The Islamic State, like the Middle East, is something we struggle to understand. Beheadings, a grotesque but effective way of stirring fear in the West, make even-handed, rational analysis difficult. One way to decipher some of the confusion is to turn back to history, to restore Arab voices, to do as so many Western scholars and commentators fail to do: take the Middle East on its own terms.
The challenge of successfully pursuing this approach is apparent in Leila Tarazi Fawaz’s A Land of Aching Hearts, a detailed account of the political and cultural events that occurred in the Middle East just before and during World War I. It concerns the way in which Arabs were caught up in Europe’s first major war of the twentieth century, and how this proved to be a turning point in Middle Eastern history, but one not of the Arab peoples’ own making.
A century before the recent wave of popular unrest that has unseated dictators across the Middle East, a similar fervor had swept the region. In 1910 and 1911, rebellions broke out across the Middle East, then largely part of the Ottoman Empire, a multiethnic Islamic dynasty that ruled from Istanbul. Arabs in Greater Syria and on the Arabian Peninsula rose up against their Ottoman rulers, some with a new sense of national awareness, others angered by leaders who concentrated power and bowed to the influence of foreigners. The tumult was short-lived, and amid military crackdowns the state and other supporters of the status quo prevailed.
In the 100 years that separate the unrest of 1911 and the recent Arab uprisings in 2011, the Middle East has been transformed by civil wars and military coups, the founding of the state of Israel in 1948, the rise of new ideologies (pan-Arabism and political Islam) and the discovery of oil (Saudi Arabia in 1938), as well as by decades of Western intervention, a revolution in Iran, and the Cold War. But the greatest rupture, the one that closed an era and heralded the dawn of another, was World War I.

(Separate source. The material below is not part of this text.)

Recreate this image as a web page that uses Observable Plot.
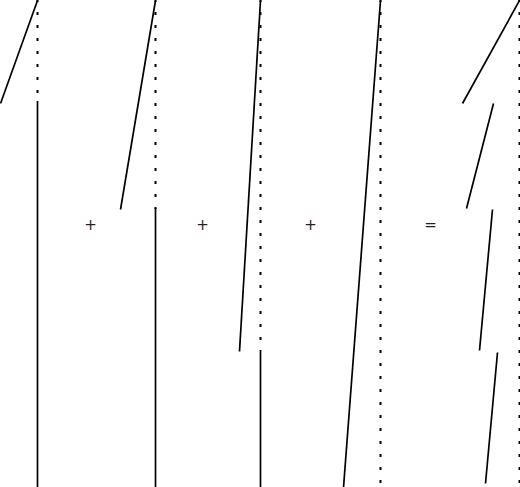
<!DOCTYPE html>
<html>
<head>
<meta charset="utf-8">
<script src="https://cdn.jsdelivr.net/npm/d3@7"></script>
<script src="https://cdn.jsdelivr.net/npm/@observablehq/plot@0.6"></script>
<style>
  html, body { margin: 0; padding: 0; background: #fff; }
</style>
</head>
<body>
<div id="chart"></div>
<script>
// Sloped pieces of each function (x = value, y = vertical parameter, 0 at top)
const slopeX1 = [0, 120, 239, 343, 462, 466, 479, 485];
const slopeY1 = [103, 209, 351, 487, 103, 208, 350, 483];
const slopeX2 = [37, 155, 260, 380, 519, 493, 492, 497];
const slopeY2 = [0, 0, 0, 0, 0, 103, 209, 352];

// Dotted jump guides
const jumpX = [37, 155, 260, 380, 519];
const jumpTop = [0, 0, 0, 0, 0];
const jumpBottom = [103, 209, 351, 487, 487];

// Constant (vertical solid) pieces
const flatX = [37, 155, 260];
const flatTop = [101, 208, 351];
const flatBottom = [487, 487, 487];

// Operators between panels
const opX = [90, 202, 310, 430];
const opY = [225, 225, 225, 225];
const opLabel = ["+", "+", "+", "="];

const slopes = slopeX1.map((x1, i) => ({x1, y1: slopeY1[i], x2: slopeX2[i], y2: slopeY2[i]}));
const jumps = jumpX.map((x, i) => ({x, y1: jumpTop[i], y2: jumpBottom[i]}));
const flats = flatX.map((x, i) => ({x, y1: flatTop[i], y2: flatBottom[i]}));
const ops = opX.map((x, i) => ({x, y: opY[i], s: opLabel[i]}));

const chart = Plot.plot({
  width: 520,
  height: 487,
  margin: 0,
  x: {domain: [0, 520], axis: null},
  y: {domain: [0, 487], reverse: true, axis: null},
  marks: [
    Plot.ruleX(jumps, {x: "x", y1: "y1", y2: "y2", stroke: "#000", strokeWidth: 2, strokeDasharray: "3,10", strokeDashoffset: 1}),
    Plot.ruleX(flats, {x: "x", y1: "y1", y2: "y2", stroke: "#000", strokeWidth: 1.7}),
    Plot.link(slopes, {x1: "x1", y1: "y1", x2: "x2", y2: "y2", stroke: "#000", strokeWidth: 1.7}),
    Plot.text(ops, {x: "x", y: "y", text: "s", fontSize: 15, fontFamily: "DejaVu Sans", fill: "#222"})
  ]
});
document.getElementById("chart").appendChild(chart);
</script>
</body>
</html>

The Great War, as it was known, was twentieth-century Europe’s founding experience, a grueling and bloody encounter that drew in the world’s chief economic powers. Trench warfare in continental Europe introduced slaughter on an industrial scale, wiping out a generation of young men and dismembering centuries-old empires. As shown by the spate of recent histories reflecting on the centennial of the war’s beginning, its importance in Europe is rarely understated. But little has been said of the millions outside Europe who were also caught up in the fighting, and whose lives and histories were irrevocably changed as well.